What you are asked to do - Pull every "React" line out of the data below.

Given material -
= = = = =
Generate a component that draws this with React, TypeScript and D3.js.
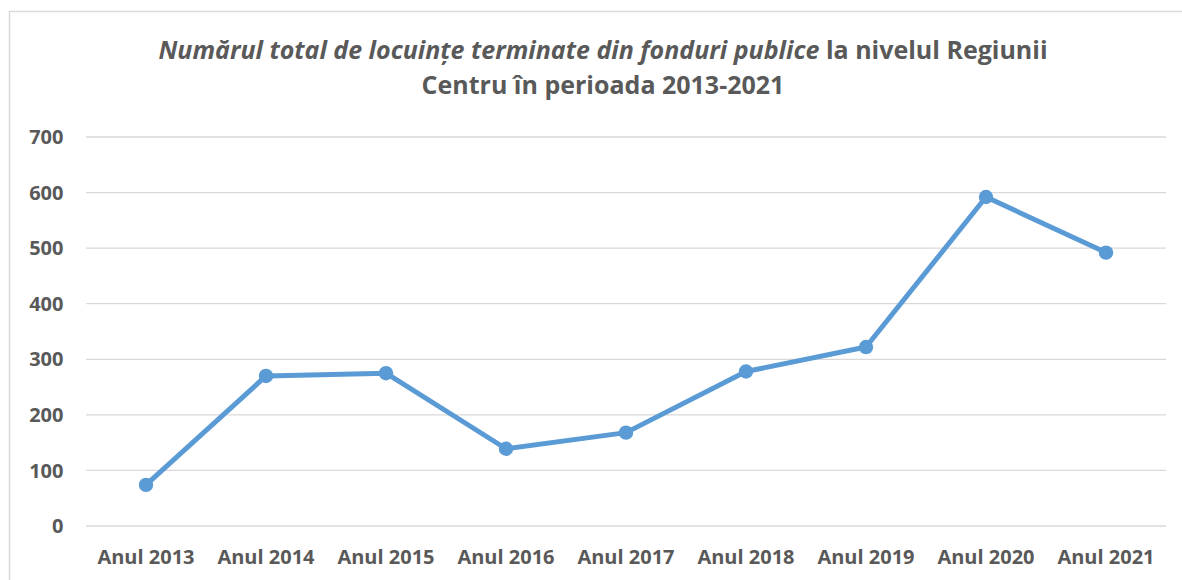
import React from "react";
import * as d3 from "d3";

const categories = ["Anul 2013", "Anul 2014", "Anul 2015", "Anul 2016", "Anul 2017", "Anul 2018", "Anul 2019", "Anul 2020", "Anul 2021"];
const values = [74, 270, 275, 139, 168, 278, 322, 592, 492];
const yTicks = [0, 100, 200, 300, 400, 500, 600, 700];
const titleItalic = "Numărul total de locuințe terminate din fonduri publice";
const titleRest = " la nivelul Regiunii";
const titleLine2 = "Centru în perioada 2013-2021";

export default function App() {
  const W = 1182, H = 580;
  const x = d3.scaleBand<string>().domain(categories).range([86, 1166]);
  const y = d3.scaleLinear().domain([0, 700]).range([526, 137]);
  const line = d3.line<number>()
    .x((_, i) => (x(categories[i]) as number) + x.bandwidth() / 2)
    .y((d) => y(d));
  const font = "'Open Sans', sans-serif";
  const txt = "#595959";
  return (
    <svg width={W} height={H} style={{ position: "absolute", left: 0, top: 0, background: "#fff" }} fontFamily={font}>
      <rect x={9.5} y={11.5} width={1200} height={600} fill="#fff" stroke="#d9d9d9" strokeWidth={1.5} />
      <text x={603} y={59} textAnchor="middle" fontSize={25} fontWeight="bold" fill={txt}>
        <tspan fontStyle="italic">{titleItalic}</tspan>
        <tspan>{titleRest}</tspan>
      </text>
      <text x={603} y={94} textAnchor="middle" fontSize={25} fontWeight="bold" fill={txt}>{titleLine2}</text>
      {yTicks.map((t) => (
        <g key={t}>
          <line x1={86} x2={1166} y1={y(t)} y2={y(t)} stroke="#d9d9d9" strokeWidth={1.3} />
          <text x={63.5} y={y(t)} dy="0.36em" textAnchor="end" fontSize={20} fontWeight="bold" fill={txt}>{t}</text>
        </g>
      ))}
      {categories.map((c) => (
        <text key={c} x={(x(c) as number) + x.bandwidth() / 2} y={564} textAnchor="middle" fontSize={20} fontWeight="bold" fill={txt}>{c}</text>
      ))}
      <path d={line(values) || ""} fill="none" stroke="#5B9BD5" strokeWidth={5} strokeLinejoin="round" strokeLinecap="round" />
      {values.map((v, i) => (
        <circle key={i} cx={(x(categories[i]) as number) + x.bandwidth() / 2} cy={y(v)} r={7.2} fill="#5B9BD5" />
      ))}
    </svg>
  );
}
= = = = =
Task response -
Generate a component that draws this with React, TypeScript and D3.js.
import React from "react";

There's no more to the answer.